En este volumen denuncia que la crisis que ha vivido la profesión de arquitecto ha actuado como fabricante de nuevas máscaras y tretas que perpetúan el estado de docilidad: “¿Dónde están hoy los gurús del hiperdesarrollismo a ultranza, de la especulación en China y los países árabes, donde cual bufones saltaban divirtiendo a dictadores y nuevo ricos? Están afirmando el fin de la arquitectura icónica”, pregunta y contesta. Sin embargo, cuando habla de los iconos puede que en realidad esté contribuyendo más a destacarlos que a destronarlos. La razón es que lo hace de forma generalizada y no en la justa proporción de lo que son y han sido: una parte, muy visible pero minúscula, de la arquitectura. Así, ni las verdades más necesarias se pueden generalizar. Porque pierden su carácter curativo y terminan leyéndose como hipérboles. Es cierto que los argumentos pierden potencia matizados, pero también lo es que los datos se desactivan cuando las lecturas se realizan sin fisuras. Sin atender a los factores que casi cualquier esfuerzo lleva implícito.
Así, el mundo sin matices que Massad suele describir en sus críticas puede servir, sirve, como cubo de agua. Es inmejorable para protestar. Para despertar, incluso. Pero difícilmente servirá como guía para abrir nuevos caminos. Puede que no sea ese el objetivo de Fredy Massad. Pero sin duda es lo que necesita ser un crítico si tiene como objetivo resultar útil. Por eso, con todo el reconocimiento –e incluso con el agradecimiento- que merece alguien que se atreve a hablar claro, hacerlo debería servirle también para extender su mirada a la autocrítica. Es lo que sucede cuando quienes escribimos de arquitectura como periodistas opinamos a la vez con voluntad crítica sobre obras y arquitectos. En concreto, uno no puede asegurar que desde siempre ha mantenido “una postura totalmente negativa hacia este premio [en referencia al Premio Pritzker] festejo anual, hipermediatizado pero carente de credibilidad“ y esforzarse, también anualmente, como el resto de los periodistas, por cubrirlo puntualmente. Algo no cuadra en esa ecuación.

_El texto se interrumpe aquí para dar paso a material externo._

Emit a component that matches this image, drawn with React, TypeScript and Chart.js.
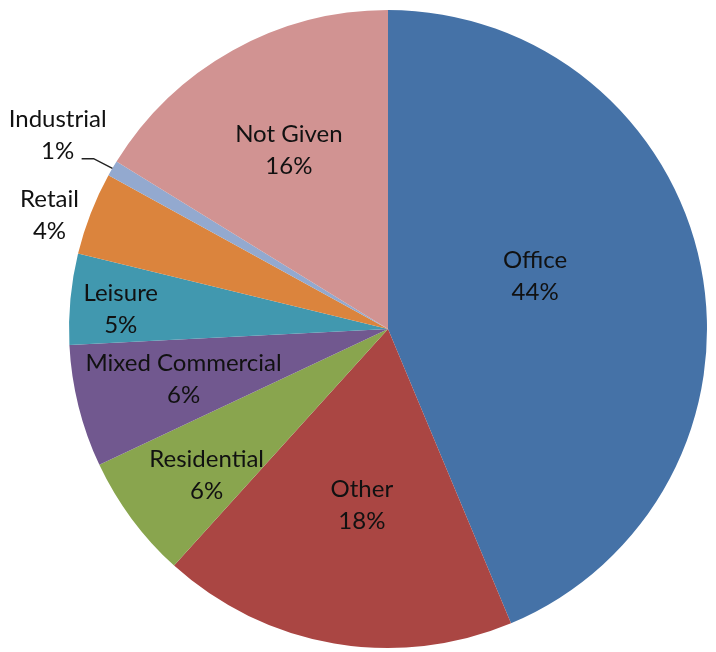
import React, { useEffect, useRef } from "react";
import { Chart, registerables } from "chart.js";

Chart.register(...registerables);

const categories = ["Office", "Other", "Residential", "Mixed Commercial", "Leisure", "Retail", "Industrial", "Not Given"];
const values = [43.7, 18.0, 6.3, 6.2, 4.6, 4.2, 0.8, 16.2];
const percentLabels = ["44%", "18%", "6%", "6%", "5%", "4%", "1%", "16%"];
const colors = ["#4572A7", "#AA4643", "#89A54E", "#71588F", "#4198AF", "#DB843D", "#93A9CF", "#D19392"];

// label placement relative to each arc: fraction of outer radius and angle offset (deg)
const labelPlacement = [
  { r: 0.49, da: -8.4, leader: false },
  { r: 0.56, da: -1.3, leader: false },
  { r: 0.73, da: -2.3, leader: false },
  { r: 0.66, da: 0.2, leader: false },
  { r: 0.84, da: -1.2, leader: false },
  { r: 1.12, da: -2.6, leader: false },
  { r: 1.2, da: 0.1, leader: true },
  { r: 0.64, da: 0.1, leader: false },
];

const labelPlugin = {
  id: "sliceLabels",
  afterDatasetsDraw(chart: any) {
    const ctx = chart.ctx;
    const meta = chart.getDatasetMeta(0);
    ctx.save();
    ctx.font = "24px Lato";
    ctx.fillStyle = "#111111";
    ctx.textAlign = "center";
    ctx.textBaseline = "middle";
    const lineH = 32;
    meta.data.forEach((arc: any, i: number) => {
      const p = arc.getProps(["x", "y", "startAngle", "endAngle", "outerRadius"], true);
      const mid = (p.startAngle + p.endAngle) / 2;
      const pl = labelPlacement[i];
      const a = mid + (pl.da * Math.PI) / 180;
      const lx = p.x + Math.cos(a) * p.outerRadius * pl.r;
      const ly = p.y + Math.sin(a) * p.outerRadius * pl.r;
      ctx.fillText(categories[i], lx, ly - lineH / 2);
      ctx.fillText(percentLabels[i], lx, ly + lineH / 2);
      if (pl.leader) {
        const ex = p.x + Math.cos(mid) * p.outerRadius;
        const ey = p.y + Math.sin(mid) * p.outerRadius;
        const sx = lx + 24;
        const sy = ly + lineH / 2 + 7;
        ctx.beginPath();
        ctx.strokeStyle = "#222222";
        ctx.lineWidth = 1.5;
        ctx.moveTo(sx, sy);
        ctx.lineTo(sx + 12, sy);
        ctx.lineTo(ex, ey);
        ctx.stroke();
      }
    });
    ctx.restore();
  },
};

export default function App() {
  const ref = useRef<HTMLCanvasElement | null>(null);
  useEffect(() => {
    if (!ref.current) return;
    const chart = new Chart(ref.current, {
      type: "pie",
      data: {
        labels: categories,
        datasets: [
          {
            data: values,
            backgroundColor: colors,
            borderWidth: 0,
          },
        ],
      },
      options: {
        responsive: false,
        animation: false,
        layout: { padding: { left: 69, right: 9, top: 10, bottom: 4 } },
        plugins: {
          legend: { display: false },
          tooltip: { enabled: false },
        },
      },
      plugins: [labelPlugin],
    });
    return () => chart.destroy();
  }, []);
  return (
    <div style={{ position: "absolute", left: 0, top: 0, width: 716, height: 652, background: "#fff" }}>
      <canvas ref={ref} width={716} height={652} style={{ display: "block" }} />
    </div>
  );
}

Massad asegura que hoy se prefiere presencia en los medios que reflexión y no le falta razón. Los propios medios hemos perdido libertad desde el momento en que el exigente lector ha optado por dejar de pagar por la información. Así, el oxígeno que Massad trajo a la crítica de arquitectura puede leerse en las reseñas editadas en el volumen La viga en el ojo, un libro con suficiente carga de artillería como para poner la casa de la arquitectura patas arriba. Realizada la operación, habiendo abierto una vía alternativa de información, el siguiente paso sería que la crítica no fuera siempre destructiva. Aunque la teoría crítica esté llena de defensas de lo contrario, cuesta más encontrar virtudes que defectos. Y más aún razonarlas y justificarlas. Pero esa vía, implica, a mi entender, un camino responsable y reposado que puede beneficiar tanto a la disciplina criticada como al crítico. Incluso al combativo.